Current conversations about Prop 8 hide how the same-sex marriage battle has been part of a conservative gay politics that de-prioritizes people of color, poor people, trans people, women, immigrants, prisoners and people with disabilities. Why isn't Prop 8's passage framed as evidence of the mainstream gay agenda's failure to ally with people of color on issues that are central to racial and economic justice in the US?

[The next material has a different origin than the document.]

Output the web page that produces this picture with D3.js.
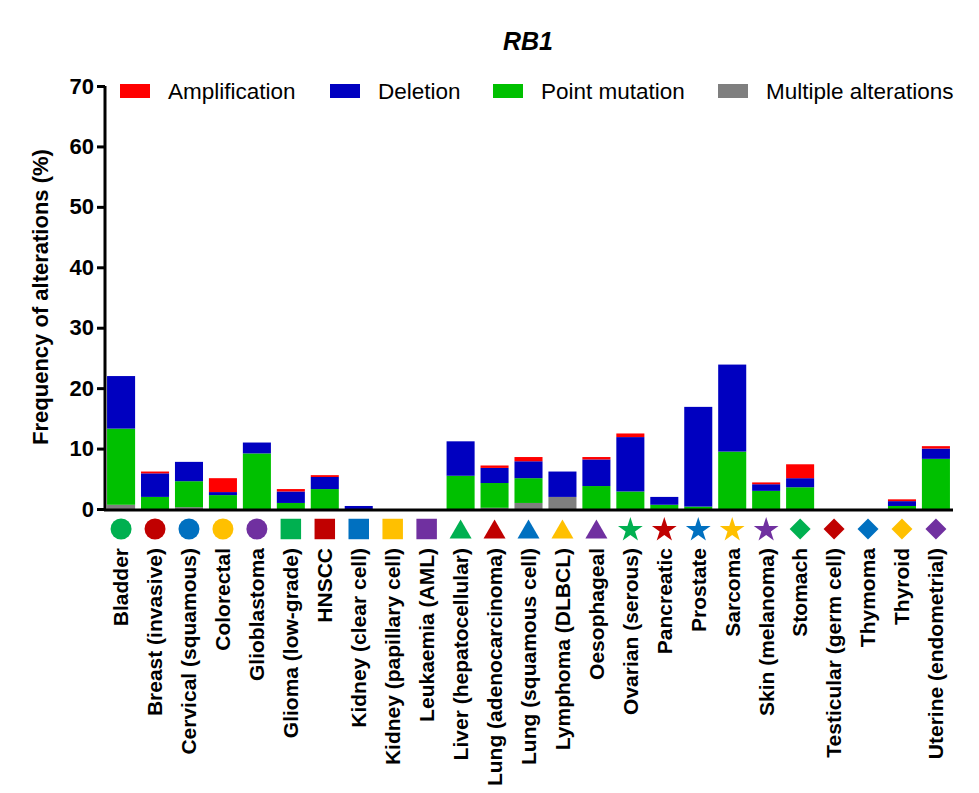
<!DOCTYPE html>
<html lang="en">
<head>
<meta charset="UTF-8">
<title>RB1</title>
<style>
    body { margin: 0; background: #fff; }
    text { font-family: "Liberation Sans", Arial, sans-serif; fill: #000; }
    .tick text { font-size: 22px; font-weight: bold; }
    .xlab { font-size: 21px; font-weight: bold; }
    .legend text { font-size: 22.5px; }
</style>
</head>
<body>
<svg width="979" height="793"></svg>
<script src="https://d3js.org/d3.v7.min.js"></script>
<script>

var categories = ["Bladder", "Breast (invasive)", "Cervical (squamous)", "Colorectal", "Glioblastoma",
    "Glioma (low-grade)", "HNSCC", "Kidney (clear cell)", "Kidney (papillary cell)", "Leukaemia (AML)",
    "Liver (hepatocellular)", "Lung (adenocarcinoma)", "Lung (squamous cell)", "Lymphoma (DLBCL)", "Oesophageal",
    "Ovarian (serous)", "Pancreatic", "Prostate", "Sarcoma", "Skin (melanoma)",
    "Stomach", "Testicular (germ cell)", "Thymoma", "Thyroid", "Uterine (endometrial)"];

// stacked bottom to top: multiple, point, deletion, amplification
var multiple      = [0.7, 0, 0.3, 0, 0, 0, 0, 0, 0, 0, 0, 0.2, 1.0, 2.0, 0, 0, 0, 0, 0, 0, 0, 0, 0, 0, 0];
var point         = [12.6, 2.0, 4.3, 2.3, 9.2, 1.0, 3.3, 0, 0, 0, 5.5, 4.1, 4.1, 0, 3.8, 2.9, 0.7, 0.4, 9.5, 3.0, 3.6, 0, 0, 0.5, 8.3];
var deletion      = [8.7, 3.9, 3.2, 0.5, 1.8, 1.9, 2.0, 0.5, 0, 0, 5.7, 2.5, 2.8, 4.2, 4.4, 9.0, 1.3, 16.5, 14.4, 1.1, 1.5, 0, 0, 0.8, 1.7];
var amplification = [0, 0.3, 0, 2.3, 0, 0.4, 0.3, 0, 0, 0, 0, 0.4, 0.7, 0, 0.4, 0.6, 0, 0, 0, 0.3, 2.3, 0, 0, 0.3, 0.4];

var yTicks = [0, 10, 20, 30, 40, 50, 60, 70];

var seriesKeys = ["multiple", "point", "deletion", "amplification"];
var seriesColors = {multiple: "#7f7f7f", point: "#00c000", deletion: "#0000c0", amplification: "#ff0000"};

var legendItems = [
    {key: "amplification", label: "Amplification", x: 120},
    {key: "deletion", label: "Deletion", x: 330},
    {key: "point", label: "Point mutation", x: 493},
    {key: "multiple", label: "Multiple alterations", x: 718}
];

var markerShapes = ["circle", "circle", "circle", "circle", "circle",
    "square", "square", "square", "square", "square",
    "triangle", "triangle", "triangle", "triangle", "triangle",
    "star", "star", "star", "star", "star",
    "diamond", "diamond", "diamond", "diamond", "diamond"];
var palette = ["#00b050", "#c00000", "#0070c0", "#ffc000", "#7030a0"];

var table = categories.map(function(c, i) {
    return {cat: c, multiple: multiple[i], point: point[i], deletion: deletion[i], amplification: amplification[i]};
});

var svg = d3.select("svg");

var x = d3.scaleBand()
    .domain(categories)
    .range([104, 953])
    .paddingInner(0.174)
    .paddingOuter(0.09);

var y = d3.scaleLinear()
    .domain([0, 70])
    .range([509, 86]);

var stack = d3.stack().keys(seriesKeys);
var layers = stack(table);

svg.append("g")
    .selectAll("g")
    .data(layers)
    .enter().append("g")
    .attr("fill", function(d) { return seriesColors[d.key]; })
    .selectAll("rect")
    .data(function(d) { return d; })
    .enter().append("rect")
    .attr("x", function(d) { return x(d.data.cat); })
    .attr("width", x.bandwidth())
    .attr("y", function(d) { return y(d[1]); })
    .attr("height", function(d) { return y(d[0]) - y(d[1]); });

// y axis
var yAxis = svg.append("g")
    .attr("transform", "translate(105,0)")
    .call(d3.axisLeft(y).tickValues(yTicks).tickSize(8).tickPadding(3));
yAxis.selectAll("line, path").attr("stroke", "#000").attr("stroke-width", 3);
yAxis.select(".domain").attr("d", "M0," + y(70) + "V" + y(0));

// x axis line
svg.append("line")
    .attr("x1", 104).attr("x2", 953)
    .attr("y1", y(0) + 1).attr("y2", y(0) + 1)
    .attr("stroke", "#000").attr("stroke-width", 3);

// marker symbols under each bar
var symbolTypes = {circle: d3.symbolCircle, square: d3.symbolSquare, triangle: d3.symbolTriangle, star: d3.symbolStar, diamond: d3.symbolSquare};
var symbolSizes = {circle: 346, square: 420, triangle: 210, star: 190, diamond: 220};
var markerY = 529;

svg.append("g")
    .selectAll("path")
    .data(categories)
    .enter().append("path")
    .attr("d", function(d, i) {
        return d3.symbol().type(symbolTypes[markerShapes[i]]).size(symbolSizes[markerShapes[i]])();
    })
    .attr("transform", function(d, i) {
        var cx = x(d) + x.bandwidth() / 2;
        var s = markerShapes[i];
        if (s === "triangle") {
            var a = Math.sqrt(symbolSizes.triangle / (3 * Math.sqrt(3)));
            return "translate(" + cx + "," + (markerY + a / 2) + ")";
        }
        if (s === "star") return "translate(" + cx + "," + (markerY + 1) + ")";
        if (s === "diamond") return "translate(" + cx + "," + markerY + ") rotate(45)";
        return "translate(" + cx + "," + markerY + ")";
    })
    .attr("fill", function(d, i) { return palette[i % 5]; });

// category labels
svg.append("g")
    .selectAll("text")
    .data(categories)
    .enter().append("text")
    .attr("class", "xlab")
    .attr("transform", function(d) {
        return "translate(" + (x(d) + x.bandwidth() / 2) + ",548) rotate(-90)";
    })
    .attr("dy", "0.35em")
    .attr("text-anchor", "end")
    .text(function(d) { return d; });

// y label
svg.append("text")
    .attr("transform", "translate(48,297) rotate(-90)")
    .attr("text-anchor", "middle")
    .style("font-size", "22px")
    .style("font-weight", "bold")
    .text("Frequency of alterations (%)");

// title
svg.append("text")
    .attr("x", 528)
    .attr("y", 50)
    .attr("text-anchor", "middle")
    .style("font-size", "25px")
    .style("font-weight", "bold")
    .style("font-style", "italic")
    .text("RB1");

// legend
var legend = svg.append("g").attr("class", "legend");
var li = legend.selectAll("g")
    .data(legendItems)
    .enter().append("g")
    .attr("transform", function(d) { return "translate(" + d.x + ",84)"; });
li.append("rect")
    .attr("width", 30).attr("height", 14)
    .attr("fill", function(d) { return seriesColors[d.key]; });
li.append("text")
    .attr("x", 48).attr("y", 15)
    .text(function(d) { return d.label; });

</script>
</body>
</html>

Let's remember the politics of marriage itself. The simplistic formula that claims "you're either pro-marriage or against equality" makes us forget that all forms of marriage perpetuate gender, racial and economic inequality. It mistakenly assumes that support for marriage is the only good measure of support for LGBT communities. This political moment calls for anti-homophobic politics that centralize anti-racism and anti-poverty. Marriage is a coercive state structure that perpetuates racism and sexism through forced gender and family norms. Right wing pro-marriage rhetoric has targeted families of color and poor families, supported a violent welfare and child protection system, vilified single parents and women, and marginalized queer families of all kinds. Expanding marriage to include a narrow band of same-sex couples only strengthens that system of marginalization and supports the idea that the state should pick which types of families to reward and recognize and which to punish and endanger.

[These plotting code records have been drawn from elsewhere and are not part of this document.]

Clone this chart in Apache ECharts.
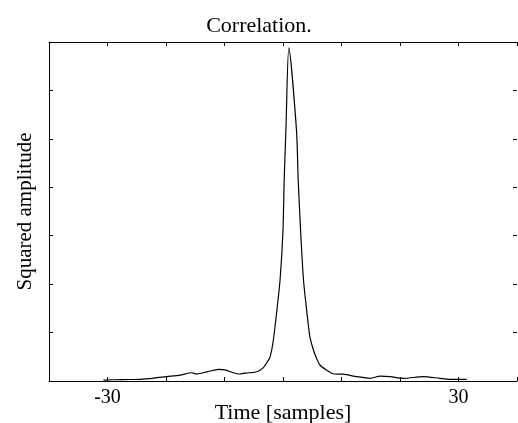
<!DOCTYPE html>
<html>
<head>
<meta charset="utf-8">
<script src="https://cdn.jsdelivr.net/npm/echarts@6/dist/echarts.min.js"></script>
<style>html,body{margin:0;padding:0;background:#fff;}#c{width:518px;height:423px;}</style>
</head>
<body>
<div id="c"></div>
<script>
var titleText = 'Correlation.';
var xName = 'Time [samples]';
var yName = 'Squared amplitude';
var xTickLabels = [-30, 30];
var timeSamples = [-30.7, -27.5, -24.4, -22, -19.9, -17.6, -15.6, -14.8, -13.0, -11.0, -9.9, -8.5, -7.4, -5.9, -4.5, -3.4, -2.5, -2.2, -1.7, -1.1, -0.5, 0.0, 0.2, 0.5, 1.0, 2.3, 2.6, 3.0, 3.5, 4.1, 4.6, 5.2, 5.8, 6.3, 7.5, 8.5, 10.3, 12.6, 14.9, 16.6, 18.3, 20.6, 24.0, 26.8, 28.5, 31.4];
var squaredAmp = [0.02, 0.03, 0.035, 0.06, 0.09, 0.12, 0.17, 0.145, 0.19, 0.24, 0.23, 0.17, 0.145, 0.17, 0.19, 0.27, 0.43, 0.50, 0.80, 1.40, 2.09, 3.12, 4.15, 5.19, 6.88, 5.19, 4.15, 3.12, 2.09, 1.40, 0.91, 0.64, 0.45, 0.33, 0.22, 0.15, 0.14, 0.09, 0.055, 0.10, 0.09, 0.055, 0.09, 0.055, 0.035, 0.035];

var pts = timeSamples.map(function (t, i) { return [t, squaredAmp[i]]; });
var font = 'Liberation Serif';
var chart = echarts.init(document.getElementById('c'), null, {renderer: 'canvas'});
var tickStyle = {show: true, inside: true, length: 4, lineStyle: {color: '#000', width: 1}};
chart.setOption({
  animation: false,
  backgroundColor: '#fff',
  title: {text: titleText, left: 'center', top: 10, textStyle: {fontFamily: font, fontSize: 22, fontWeight: 'normal', color: '#000'}},
  grid: {left: 49, right: 1, top: 42, bottom: 42, containLabel: false, outerBoundsMode: 'none'},
  xAxis: [{
    type: 'value', min: -40, max: 40, interval: 10, position: 'bottom',
    name: xName, nameLocation: 'middle', nameGap: 21, nameMoveOverlap: false,
    nameTextStyle: {fontFamily: font, fontSize: 22, color: '#000'},
    axisLine: {show: true, onZero: false, lineStyle: {color: '#000', width: 1}},
    axisTick: tickStyle,
    axisLabel: {margin: 7, fontFamily: font, fontSize: 20, color: '#000',
      formatter: function (v) { return xTickLabels.indexOf(v) >= 0 ? String(v) : ''; }},
    splitLine: {show: false}
  }, {
    type: 'value', min: -40, max: 40, interval: 10, position: 'top',
    axisLine: {show: true, onZero: false, lineStyle: {color: '#000', width: 1}},
    axisTick: tickStyle, axisLabel: {show: false}, splitLine: {show: false}
  }],
  yAxis: [{
    type: 'value', min: 0, max: 7, interval: 1, position: 'left',
    name: yName, nameLocation: 'middle', nameGap: 13, nameMoveOverlap: false,
    nameTextStyle: {fontFamily: font, fontSize: 21, color: '#000'},
    axisLine: {show: true, onZero: false, lineStyle: {color: '#000', width: 1}},
    axisTick: tickStyle, axisLabel: {show: false}, splitLine: {show: false}
  }, {
    type: 'value', min: 0, max: 7, interval: 1, position: 'right',
    axisLine: {show: false, onZero: false},
    axisTick: tickStyle, axisLabel: {show: false}, splitLine: {show: false}
  }],
  series: [{
    type: 'line', data: pts, showSymbol: false, smooth: 0.25,
    lineStyle: {color: '#000', width: 1.2}
  }]
});
</script>
</body>
</html>
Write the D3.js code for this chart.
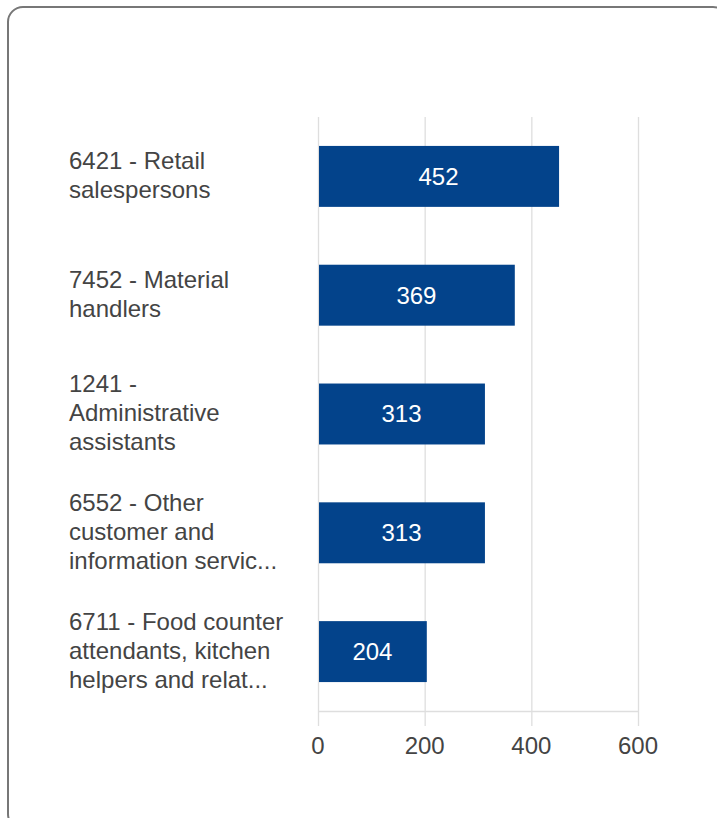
<!DOCTYPE html>
<html>
<head>
<meta charset="utf-8">
<script src="https://cdn.jsdelivr.net/npm/d3@7"></script>
<style>
  html, body { margin: 0; padding: 0; background: #fff; overflow: hidden; }
  svg { display: block; font-family: "Liberation Sans", Arial, sans-serif; }
</style>
</head>
<body>
<svg id="chart" width="717" height="818"></svg>
<script>
// ---- data ----
const categories = [
  "6421 - Retail salespersons",
  "7452 - Material handlers",
  "1241 - Administrative assistants",
  "6552 - Other customer and information servic...",
  "6711 - Food counter attendants, kitchen helpers and relat..."
];
const labelLines = [
  ["6421 - Retail", "salespersons"],
  ["7452 - Material", "handlers"],
  ["1241 -", "Administrative", "assistants"],
  ["6552 - Other", "customer and", "information servic..."],
  ["6711 - Food counter", "attendants, kitchen", "helpers and relat..."]
];
const values = [452, 369, 313, 313, 204];
const tickValues = [0, 200, 400, 600];

// ---- layout ----
const svg = d3.select("#chart");
const plot = { left: 318, right: 638, top: 117, bottom: 711 };
const barColor = "#03438b";
const gridColor = "#dedede";

// card border
svg.append("rect")
  .attr("x", 8).attr("y", 7)
  .attr("width", 720).attr("height", 822)
  .attr("rx", 15).attr("ry", 15)
  .attr("fill", "#fff")
  .attr("stroke", "#777").attr("stroke-width", 2);

const x = d3.scaleLinear().domain([0, 600]).range([plot.left, plot.right]);
const y = d3.scaleBand().domain(categories).range([plot.top, plot.bottom]).paddingInner(0.487).paddingOuter(0.2435);

// gridlines
svg.append("g").selectAll("line").data(tickValues).join("line")
  .attr("x1", d => x(d) + 0.5).attr("x2", d => x(d) + 0.5)
  .attr("y1", plot.top).attr("y2", plot.bottom + 15)
  .attr("stroke", gridColor).attr("stroke-width", 1.3);

// horizontal axis baseline
svg.append("line")
  .attr("x1", x(0)).attr("x2", x(600))
  .attr("y1", plot.bottom + 0.5).attr("y2", plot.bottom + 0.5)
  .attr("stroke", gridColor).attr("stroke-width", 1.3);

// bars
svg.append("g").selectAll("rect").data(values).join("rect")
  .attr("x", x(0) + 1)
  .attr("y", (d, i) => y(categories[i]))
  .attr("width", d => x(d) - x(0) - 1)
  .attr("height", y.bandwidth())
  .attr("fill", barColor);

// value labels
svg.append("g").selectAll("text").data(values).join("text")
  .attr("x", d => (x(0) + x(d)) / 2)
  .attr("y", (d, i) => y(categories[i]) + y.bandwidth() / 2)
  .attr("dy", "0.35em")
  .attr("text-anchor", "middle")
  .attr("fill", "#fff")
  .attr("font-size", 24)
  .text(d => d);

// category labels
const lineH = 29;
const lab = svg.append("g").selectAll("text").data(labelLines).join("text")
  .attr("fill", "#444")
  .attr("font-size", 24)
  .attr("text-anchor", "start");
lab.each(function(lines, i) {
  const cy = y(categories[i]) + y.bandwidth() / 2;
  const y0 = cy - (lines.length - 1) * lineH / 2 - 1;
  d3.select(this).selectAll("tspan").data(lines).join("tspan")
    .attr("x", 69)
    .attr("y", (l, j) => y0 + j * lineH)
    .attr("dy", "0.35em")
    .text(l => l);
});

// tick labels
svg.append("g").selectAll("text").data(tickValues).join("text")
  .attr("x", d => x(d))
  .attr("y", 746)
  .attr("dy", "0.35em")
  .attr("text-anchor", "middle")
  .attr("fill", "#444")
  .attr("font-size", 24)
  .text(d => d);
</script>
</body>
</html>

We still demand a queer political agenda that centralizes the experiences of prisoners, poor people, immigrants, trans people, and people with disabilities. We reject a gay agenda that pours millions of dollars into campaigns for access to oppressive institutions for a few that stand to benefit.

We are being told marriage is the way to solve gay people's problems with health care access, immigration, child custody, and symbolic equality. It does not solve these problems, and there are real campaigns and struggles that would and could approach these problems for everyone, not just for a privileged few. Let's take the energy and money being put into gay marriage and put it toward real change: opposing the War on Terror and all forms of endless war; supporting queer prisoners and building a movement to end imprisonment; organizing against police profiling and brutality in our communities; fighting attacks on welfare, public housing and Medicaid; fighting for universal health care that is trans and reproductive healthcare inclusive; fighting to tax wealth not workers; fighting for a world in which no one is illegal.

Now, check out this awesome comment from Dark Daughta, which will close this post because it's so awesome.

photo of my friend Dark Daughta is from here
Dark Daughta said...
I think that as the different segments of various movements spend more time interacting with each other and reading each other there will be a kind of coalescing of political agendas. I will definitely appreciate lefty men developing a layered analysis that includes the people of colour and native people they oppress. I'd also appreciate the middle classes of various communities who do radical work to incorporate an analysis of status, hierarchy, class and career that points fingers back at them. I'd like people of colour who are immigrants like me to think and read and write more about the relationship between their immigration, their status as low level settler occupiers and the plight of native and inuit peoples. I'd like married radical political folk to think more regularly about queers and nonmonogamists. I'd like to have more conversations with people about the politics of aging both in and outside communities of resistance. I'd like to talk more about beauty, evil limited construct, with people inside communities of resistance who nonetheless set up artificial standards related to who is attractive and who is not. If I see one more bony jutting hipped white dyke or transman with limp jauntily cut kewl hair presented as the epitome of what it means to be politically radical, conscious and kewl, I'm gonna scream. Well...err...not scream, really. :) But it's just that every community, instead of obliterating oppressive standards and beliefs based in hierarchy seems really comfortable creating new ways to exclude and/or raise up a handful. It's frustrating.